→ **Required work**: Pictures excluded, return the lines below from the first through the line holding "(0,0) rectangle (508,933);".

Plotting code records
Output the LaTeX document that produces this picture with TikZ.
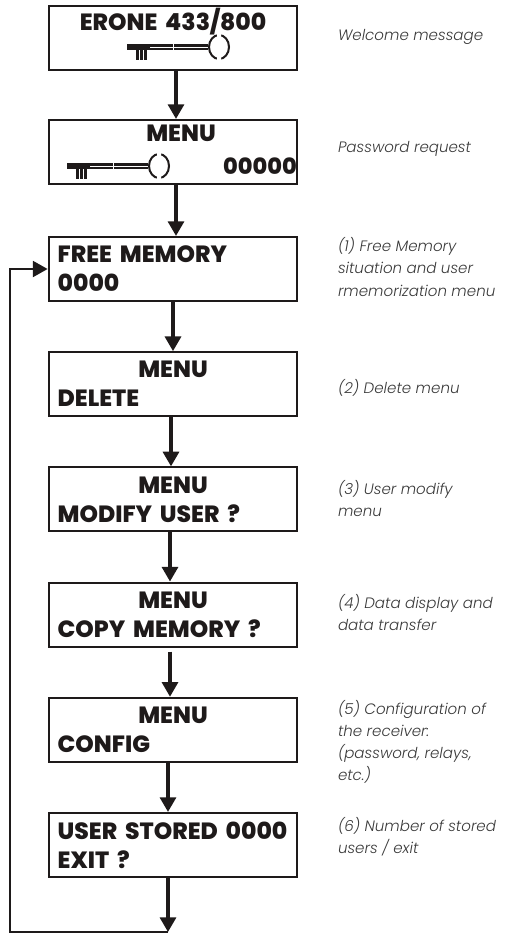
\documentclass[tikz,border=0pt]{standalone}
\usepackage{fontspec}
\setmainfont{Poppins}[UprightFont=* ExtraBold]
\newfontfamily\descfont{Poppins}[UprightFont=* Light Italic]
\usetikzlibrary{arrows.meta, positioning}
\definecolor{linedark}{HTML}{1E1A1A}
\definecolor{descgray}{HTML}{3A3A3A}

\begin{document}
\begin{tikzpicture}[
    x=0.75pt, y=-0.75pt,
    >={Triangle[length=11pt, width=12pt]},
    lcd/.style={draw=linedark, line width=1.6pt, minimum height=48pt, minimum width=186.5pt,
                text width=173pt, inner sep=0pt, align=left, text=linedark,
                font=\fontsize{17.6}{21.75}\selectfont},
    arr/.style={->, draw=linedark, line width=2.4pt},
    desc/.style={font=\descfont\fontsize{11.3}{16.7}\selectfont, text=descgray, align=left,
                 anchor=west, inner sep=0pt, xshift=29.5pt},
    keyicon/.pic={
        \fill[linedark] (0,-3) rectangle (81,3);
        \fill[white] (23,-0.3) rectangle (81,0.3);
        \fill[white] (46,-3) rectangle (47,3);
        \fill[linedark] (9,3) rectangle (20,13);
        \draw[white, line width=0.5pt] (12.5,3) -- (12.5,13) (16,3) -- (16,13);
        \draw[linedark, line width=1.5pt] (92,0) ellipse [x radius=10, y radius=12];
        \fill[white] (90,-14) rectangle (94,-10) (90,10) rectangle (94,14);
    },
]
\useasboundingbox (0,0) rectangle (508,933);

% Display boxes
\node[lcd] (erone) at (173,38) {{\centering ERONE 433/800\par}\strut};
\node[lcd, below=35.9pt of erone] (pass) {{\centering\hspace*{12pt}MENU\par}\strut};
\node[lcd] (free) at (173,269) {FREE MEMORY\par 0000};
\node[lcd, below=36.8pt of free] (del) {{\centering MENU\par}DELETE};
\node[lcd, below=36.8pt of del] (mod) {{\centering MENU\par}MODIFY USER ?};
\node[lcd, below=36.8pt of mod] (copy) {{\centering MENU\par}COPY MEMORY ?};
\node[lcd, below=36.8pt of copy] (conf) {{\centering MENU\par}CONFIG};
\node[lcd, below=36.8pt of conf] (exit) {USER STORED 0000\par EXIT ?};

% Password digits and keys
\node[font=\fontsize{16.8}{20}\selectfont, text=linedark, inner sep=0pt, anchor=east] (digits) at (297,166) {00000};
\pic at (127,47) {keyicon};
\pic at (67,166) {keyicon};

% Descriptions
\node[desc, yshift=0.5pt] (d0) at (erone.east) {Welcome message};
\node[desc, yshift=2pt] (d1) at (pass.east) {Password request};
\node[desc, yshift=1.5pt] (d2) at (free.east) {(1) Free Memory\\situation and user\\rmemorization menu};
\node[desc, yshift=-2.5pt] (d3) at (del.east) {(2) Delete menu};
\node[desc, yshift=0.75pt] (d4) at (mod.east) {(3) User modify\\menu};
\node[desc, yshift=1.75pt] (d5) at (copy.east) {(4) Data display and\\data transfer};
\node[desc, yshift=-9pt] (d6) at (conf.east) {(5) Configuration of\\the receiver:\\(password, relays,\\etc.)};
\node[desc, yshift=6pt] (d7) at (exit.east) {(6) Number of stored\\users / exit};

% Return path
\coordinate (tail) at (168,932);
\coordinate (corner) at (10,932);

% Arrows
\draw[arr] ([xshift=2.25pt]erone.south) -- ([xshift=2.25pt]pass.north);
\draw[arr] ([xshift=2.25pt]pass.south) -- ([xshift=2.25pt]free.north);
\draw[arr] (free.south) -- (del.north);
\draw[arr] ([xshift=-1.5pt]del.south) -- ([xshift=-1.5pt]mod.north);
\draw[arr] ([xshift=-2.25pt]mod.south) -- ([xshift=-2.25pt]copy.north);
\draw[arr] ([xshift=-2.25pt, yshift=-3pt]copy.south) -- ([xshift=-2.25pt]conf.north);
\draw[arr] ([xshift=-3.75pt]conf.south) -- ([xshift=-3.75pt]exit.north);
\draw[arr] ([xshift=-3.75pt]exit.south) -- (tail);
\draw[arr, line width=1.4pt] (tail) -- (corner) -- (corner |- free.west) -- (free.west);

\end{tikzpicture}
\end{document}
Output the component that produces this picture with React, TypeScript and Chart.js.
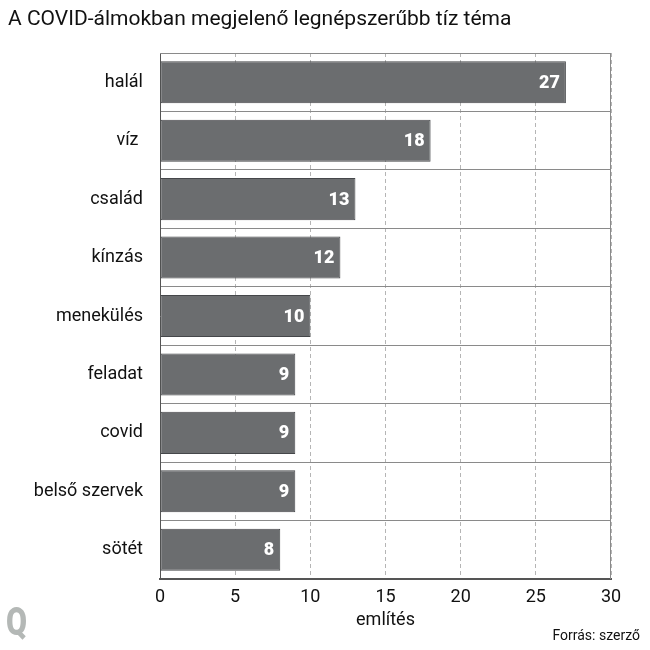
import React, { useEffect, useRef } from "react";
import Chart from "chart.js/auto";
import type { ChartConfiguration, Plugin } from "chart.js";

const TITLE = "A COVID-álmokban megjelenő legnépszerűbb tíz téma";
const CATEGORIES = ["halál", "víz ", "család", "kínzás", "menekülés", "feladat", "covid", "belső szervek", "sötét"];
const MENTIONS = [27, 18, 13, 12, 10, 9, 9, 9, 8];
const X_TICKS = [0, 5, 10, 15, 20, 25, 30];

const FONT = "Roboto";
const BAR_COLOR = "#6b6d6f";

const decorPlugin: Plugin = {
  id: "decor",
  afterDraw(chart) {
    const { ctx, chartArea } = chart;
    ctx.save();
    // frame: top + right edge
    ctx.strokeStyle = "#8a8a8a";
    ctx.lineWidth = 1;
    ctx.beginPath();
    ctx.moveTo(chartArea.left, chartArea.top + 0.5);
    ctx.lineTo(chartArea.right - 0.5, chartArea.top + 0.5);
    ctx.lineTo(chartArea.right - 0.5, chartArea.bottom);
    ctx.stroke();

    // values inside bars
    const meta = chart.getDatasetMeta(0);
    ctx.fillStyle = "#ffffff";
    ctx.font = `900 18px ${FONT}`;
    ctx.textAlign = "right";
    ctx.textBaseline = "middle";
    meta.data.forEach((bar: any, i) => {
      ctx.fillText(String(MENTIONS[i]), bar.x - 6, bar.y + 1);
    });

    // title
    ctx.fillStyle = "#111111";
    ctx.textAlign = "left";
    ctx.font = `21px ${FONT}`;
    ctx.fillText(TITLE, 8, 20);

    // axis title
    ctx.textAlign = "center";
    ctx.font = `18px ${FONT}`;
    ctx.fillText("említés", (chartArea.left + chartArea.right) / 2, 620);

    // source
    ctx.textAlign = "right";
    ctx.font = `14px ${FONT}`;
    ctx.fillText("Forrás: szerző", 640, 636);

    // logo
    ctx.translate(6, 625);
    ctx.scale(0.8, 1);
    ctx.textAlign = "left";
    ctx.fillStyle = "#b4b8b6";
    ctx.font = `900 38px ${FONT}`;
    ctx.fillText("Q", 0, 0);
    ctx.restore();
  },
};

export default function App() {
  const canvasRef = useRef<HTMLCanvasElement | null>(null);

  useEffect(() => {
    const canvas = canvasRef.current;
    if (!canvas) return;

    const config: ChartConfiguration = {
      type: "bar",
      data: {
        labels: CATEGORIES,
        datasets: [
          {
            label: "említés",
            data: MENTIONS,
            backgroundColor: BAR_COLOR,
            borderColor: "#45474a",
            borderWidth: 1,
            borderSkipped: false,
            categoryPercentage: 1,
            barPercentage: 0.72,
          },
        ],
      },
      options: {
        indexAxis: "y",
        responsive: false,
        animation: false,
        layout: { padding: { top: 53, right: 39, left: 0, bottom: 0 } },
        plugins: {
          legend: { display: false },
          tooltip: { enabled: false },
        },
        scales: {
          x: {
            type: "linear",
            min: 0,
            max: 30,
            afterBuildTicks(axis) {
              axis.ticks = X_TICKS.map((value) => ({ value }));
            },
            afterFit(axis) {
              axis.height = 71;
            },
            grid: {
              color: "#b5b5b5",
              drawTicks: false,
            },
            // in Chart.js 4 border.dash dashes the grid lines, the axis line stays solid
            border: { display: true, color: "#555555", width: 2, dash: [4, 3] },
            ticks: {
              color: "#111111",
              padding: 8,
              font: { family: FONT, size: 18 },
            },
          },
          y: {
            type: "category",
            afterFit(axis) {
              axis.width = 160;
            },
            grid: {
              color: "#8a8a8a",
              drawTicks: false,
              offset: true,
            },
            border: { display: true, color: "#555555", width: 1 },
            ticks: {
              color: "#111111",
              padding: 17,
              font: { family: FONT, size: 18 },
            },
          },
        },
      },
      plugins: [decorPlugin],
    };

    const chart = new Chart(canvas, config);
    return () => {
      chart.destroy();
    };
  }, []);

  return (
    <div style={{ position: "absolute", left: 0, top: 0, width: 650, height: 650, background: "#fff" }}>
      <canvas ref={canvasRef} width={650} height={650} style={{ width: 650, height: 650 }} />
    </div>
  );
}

→ **Result**:
Output the LaTeX document that produces this picture with TikZ.
\documentclass[tikz,border=0pt]{standalone}
\usepackage{fontspec}
\setmainfont{Poppins}[UprightFont=* ExtraBold]
\newfontfamily\descfont{Poppins}[UprightFont=* Light Italic]
\usetikzlibrary{arrows.meta, positioning}
\definecolor{linedark}{HTML}{1E1A1A}
\definecolor{descgray}{HTML}{3A3A3A}

\begin{document}
\begin{tikzpicture}[
    x=0.75pt, y=-0.75pt,
    >={Triangle[length=11pt, width=12pt]},
    lcd/.style={draw=linedark, line width=1.6pt, minimum height=48pt, minimum width=186.5pt,
                text width=173pt, inner sep=0pt, align=left, text=linedark,
                font=\fontsize{17.6}{21.75}\selectfont},
    arr/.style={->, draw=linedark, line width=2.4pt},
    desc/.style={font=\descfont\fontsize{11.3}{16.7}\selectfont, text=descgray, align=left,
                 anchor=west, inner sep=0pt, xshift=29.5pt},
    keyicon/.pic={
        \fill[linedark] (0,-3) rectangle (81,3);
        \fill[white] (23,-0.3) rectangle (81,0.3);
        \fill[white] (46,-3) rectangle (47,3);
        \fill[linedark] (9,3) rectangle (20,13);
        \draw[white, line width=0.5pt] (12.5,3) -- (12.5,13) (16,3) -- (16,13);
        \draw[linedark, line width=1.5pt] (92,0) ellipse [x radius=10, y radius=12];
        \fill[white] (90,-14) rectangle (94,-10) (90,10) rectangle (94,14);
    },
]
\useasboundingbox (0,0) rectangle (508,933);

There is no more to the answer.